The postal clerk’s conduct and my friend’s insistence on her right to be served of course ended up slowing down the line. During the wait, another customer shouted “this is a left-wing conspiracy- you people just drive through and do scams– I’ve seen it on the news.”
by “You people” the customer was referring to people with disabilities. His comment sums up why I feel the need to find the vocabulary to distinguish digital accessibility lawsuits that are based on civil rights from those that are not.
People with disabilities are the ones hurt by a climate that sweeps all civil rights claims into a pile that says disabled people are scammers, greedy, other. That their lawyers are in it for one reason only, and not a good one.
I know first hand how the media loves to jump on the handful of bad actors in the disability rights legal space to the detriment of disabled people and not-disabled-yet-allies who seek to enforce, protect, and advance of the civil rights of people with disabilities. I was left on the cutting room floor after a great 60 Minutes interview with Anderson Cooper; swapped out for an ADA hit piece about drive by lawyers in the architectural space.

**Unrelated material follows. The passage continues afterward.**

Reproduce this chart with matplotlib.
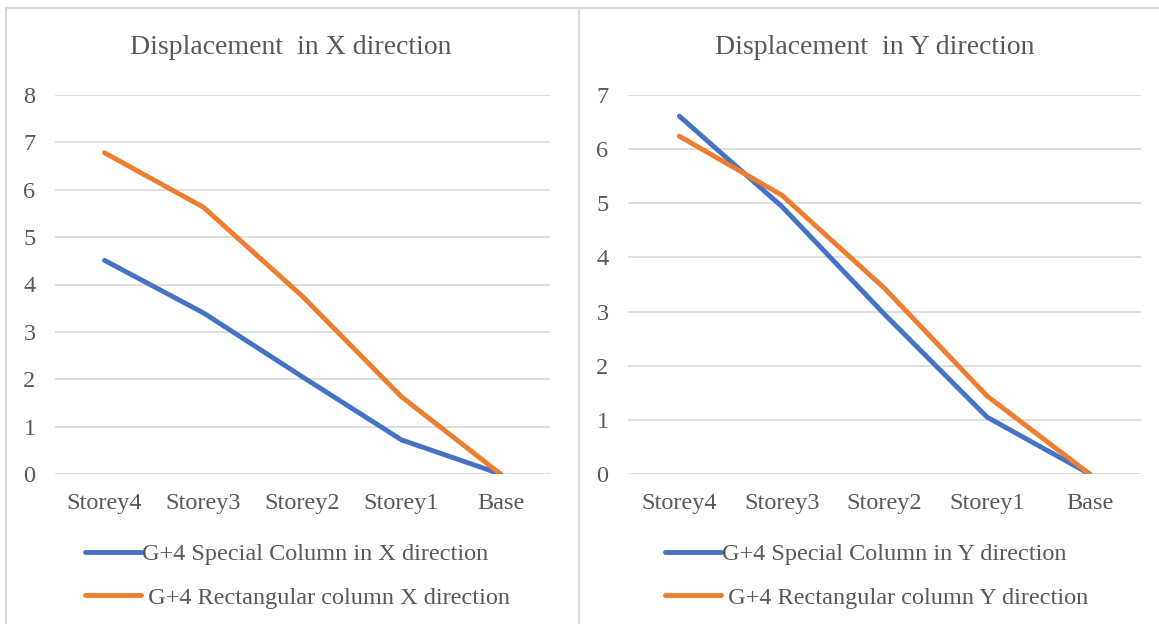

The disability community fought long and hard to build the strong foundation that supports digital inclusion both in the United States and around the globe. That struggle continues, supported by many public and private organizations both large and small that have embraced accessibility and inclusive design as a way of doing business.
I wrote this piece out of concern that the forward momentum we are experiencing in digital accessibility is threatened. Out of concern that unethical use of the ADA will undermine hard fought rights under the guise of enforcing those rights.
Digital accessibility is a civil right of people with disabilities around the globe. The ADA needs to be enforced and strengthened. Let’s not let unethical lawsuits make us forget what the law is really about.